Pour l'anthropologue Vincent Fournier, ils sont avant tout des extensions, et ce, à plusieurs points de vue. «Les objets qui nous entourent constituent des cadres de signification qui donnent du sens à ce que l'on fait, où l'on est. Ils sont des extensions de nous-mêmes et une partie de notre identité. Le souvenir de voyage est le symbole d'une expérience, d'un vécu», expose celui qui enseigne à l'UQAM. Une extension identitaire, mais aussi temporelle. «Souvent, l'expérience d'un voyage est relativement courte, s'étend sur une semaine ou deux. Rapporter un objet va nous permettre, par la suite, de revivre, d'arrêter le moment et de le conserver», poursuit-il, en soulignant que l'expérience vécue ou recherchée va influencer le type d'objet rapporté: «Si on va voir des paysages, on va peut-être simplement rapporter une roche. Si on va dans un tout-inclus dans le Sud, on va rapporter deux bouteilles de rhum. N'essaie-t-on pas de rapporter avec soi une partie de l'expérience?»

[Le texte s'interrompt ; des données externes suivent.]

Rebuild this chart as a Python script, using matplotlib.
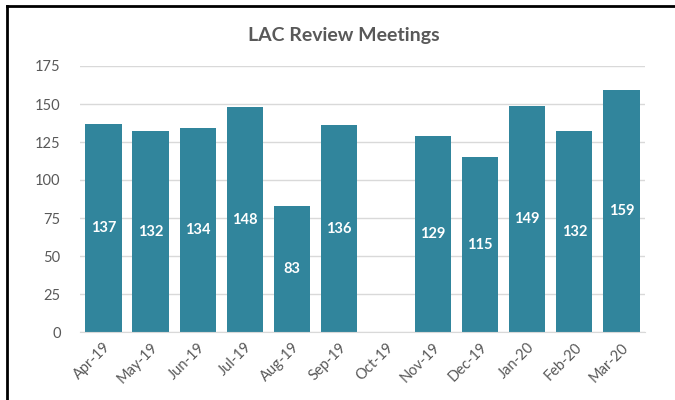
import numpy as np
import matplotlib.pyplot as plt
from matplotlib.lines import Line2D

months = ["Apr-19", "May-19", "Jun-19", "Jul-19", "Aug-19", "Sep-19",
          "Oct-19", "Nov-19", "Dec-19", "Jan-20", "Feb-20", "Mar-20"]
meetings = [137, 132, 134, 148, 83, 136, np.nan, 129, 115, 149, 132, 159]
yticks = [0, 25, 50, 75, 100, 125, 150, 175]

plt.rcParams['font.family'] = ['Lato', 'DejaVu Sans']
grey = '#595959'
teal = '#31859C'

fig = plt.figure(figsize=(6.75, 4), dpi=100)
ax = fig.add_axes([0.1185, 0.17, 0.837, 0.665])

x = np.arange(len(months))
vals = np.nan_to_num(np.array(meetings, dtype=float))
bars = ax.bar(x, vals, width=0.77, color=teal, zorder=3)

for xi, v in zip(x, meetings):
    if not np.isnan(v):
        ax.text(xi, v / 2, f"{v:.0f}", ha='center', va='center',
                color='white', fontsize=10.5, fontweight='bold', zorder=4)

ax.set_ylim(0, 175)
ax.set_xlim(-0.5, len(months) - 0.5)
ax.set_yticks(yticks)
ax.set_xticks(x)
ax.set_xticklabels(months, rotation=45, ha='right', rotation_mode='anchor')
ax.tick_params(axis='both', length=0, colors=grey, labelsize=10.5)
ax.tick_params(axis='y', pad=14)
ax.tick_params(axis='x', pad=6)
ax.grid(axis='y', color='#D9D9D9', linewidth=1, zorder=0)
for s in ['top', 'right', 'left']:
    ax.spines[s].set_visible(False)
ax.spines['bottom'].set_color('#D9D9D9')
ax.spines['bottom'].set_zorder(5)

fig.text(0.51, 0.912, "LAC Review Meetings", ha='center', va='center',
         fontsize=14, fontweight='bold', color=grey)

# frame around chart (top and left edges)
fig.add_artist(Line2D([0.0104, 1.0], [0.985, 0.985], color='black', lw=2,
                      transform=fig.transFigure))
fig.add_artist(Line2D([0.0104, 0.0104], [0.0, 0.985], color='black', lw=2,
                      transform=fig.transFigure))

fig.savefig("out.png", dpi=100)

«Les objets représentent pour moi une histoire: soit celle où j'ai échangé avec le ou la vendeuse, souvent en négociant, soit les moments marquants de mon séjour, indique Nathalie Sentenne, voyageuse assidue et professeure de science politique. Avant, je rapportais plus de souvenirs pour décorer les murs, mais avec le temps, j'essaie de me limiter à de petits objets comme un bijou spécifique au pays.» Le rôle d'extension des souvenirs va aussi se réaliser dans le dialogue, comme autant de réservoirs à aventures et à anecdotes à raconter à ses proches. «Quand je porte un bijou acquis ailleurs, cela engage souvent de beaux échanges sur le pays en question», illustre Mme Sentenne.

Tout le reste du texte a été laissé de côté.